InterPore2018 New Orleans

N2, CO2, and Ar adsorption to characterize micro- and mesopores of shales

14 May 2018, 15:40

2m

New Orleans

Poster + 3 Minute Pitch MS 1.32: Sorption, Phase Behavior, and Fluid Transport in Fractured Black Shales Parallel 2-E

Speaker

Nerine Joewondo (Colorado School of Mines)

Description

The storage and flow mechanisms in shales depend largely on their microstructure. We use two parameters to characterize microstructures, namely specific surface area (SSA) and pore-size distribution (PSD). We use N${}_2$ adsorption at 77K to quantify SSA and PSD of nanopores. There are two limitations of the N${}_2$ adsorption method due to (1) uncertainties in molecular area due to the quadrupole moment of N${}_2$ molecules result in 20% uncertainty in calculated BET SSA, and (2) kinetic restriction of N${}_2$ molecules prevent it to access narrow pores (< 0.7 nm). To circumvent these limitations, we also used other adsorptives, such as CO${}_2$ and Ar, for the measurements.
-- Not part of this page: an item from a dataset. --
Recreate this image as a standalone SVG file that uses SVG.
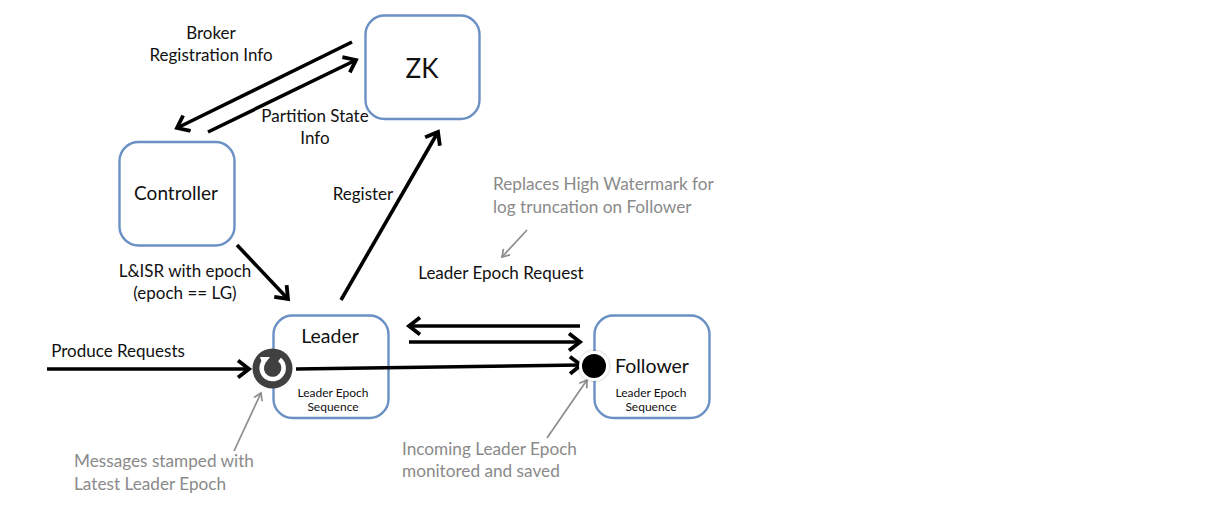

We present results from adsorption measurements of CO${}_2$ at 273 K and Ar at 77 K on shales and compare them to N${}_2$ adsorption at 77 K. Adsorption measurements with CO${}_2$ at 273 K allows for detailed characterization of ultramicropores (< 0.7 nm), which are inaccessible to N${}_2$ molecules. Our results from CO${}_2$ adsorption reveal significantly larger micropore SSA in comparison to N${}_2$ probed SSA. Ar molecules do not have quadrupole moment and resolve the uncertainties of molecular area for BET calculation.